At this point, we now have a complete Dockerfile for the execution of a single KNIME workflow inside a Docker container in a headless environment:
FROM ubuntu:18.04 RUN apt-get update RUN apt-get install -y default-jre curl ENV DOWNLOAD_URL https://download.knime.org/analytics-platform/linux/knime_3.7.2.linux.gtk.x86_64.tar.gz ENV INSTALLATION_DIR /usr/local ENV KNIME_DIR $INSTALLATION_DIR/knime_3.7.2 ENV HOME_DIR /home/knime ENV WORKSPACE=/root/knime-workspace RUN curl -L "$DOWNLOAD_URL" | tar vxz -C $INSTALLATION_DIR RUN $KNIME_DIR/knime -application org.eclipse.equinox.p2.director \ -i org.knime.cloud.aws -r http://update.knime.org/analytics-platform/3.7 RUN mkdir $WORKSPACE ADD ./HelloWorld.zip $WORKSPACE CMD $KNIME_DIR/knime --launcher.suppressErrors -nosave -reset -nosplash \ -application org.knime.product.KNIME_BATCH_APPLICATION \ -workflowFile=$WORKSPACE/HelloWorld.zip
This is a simplistic example to show the general steps; in a production system you will want to build a more sophisticated container. For example, our Dex service management platform includes a standard general KNIME Docker container with a sophisticated bootstrap application for downloading the workflow to execute from a Dex instance. This eliminates the need to rebuild and redeploy the container any time the workflow is revised and enables one Docker container to support any number of KNIME workflows. Furthermore, the container’s KNIME installation includes a large number of custom KNIME nodes we built which our workflows leverage to interact with Dex to manage configuration, state, and security credentials as they execute.

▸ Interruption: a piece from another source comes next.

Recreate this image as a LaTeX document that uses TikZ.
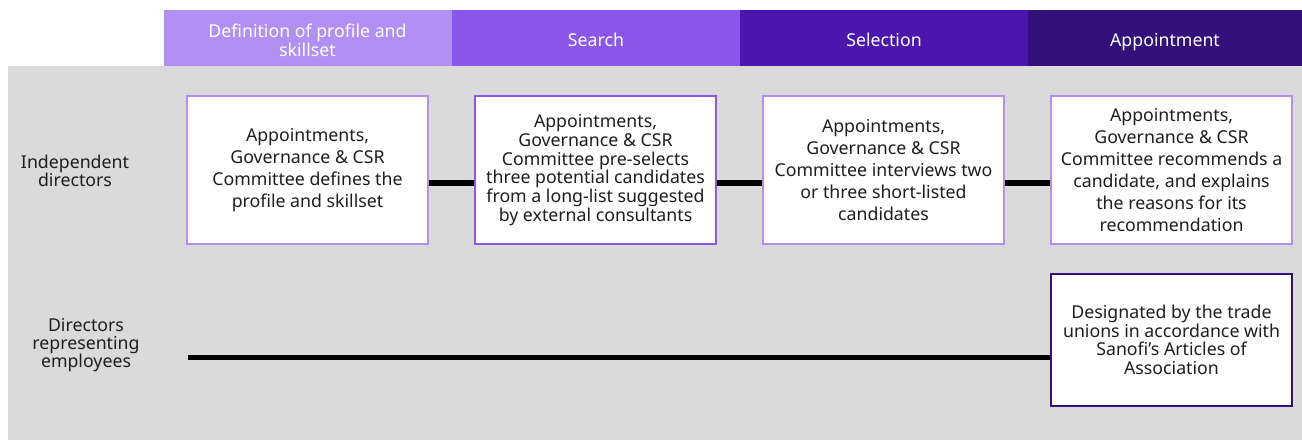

By running a KNIME workflow via a Docker container, we’ve created a consistent environment to allow the execution of the workflow without the need for user interaction. Furthermore, we can now leverage any number of Docker centric cloud technologies to schedule and run the container which can vastly reduce cost as there is no need to maintain dedicated processing resources for the workflow.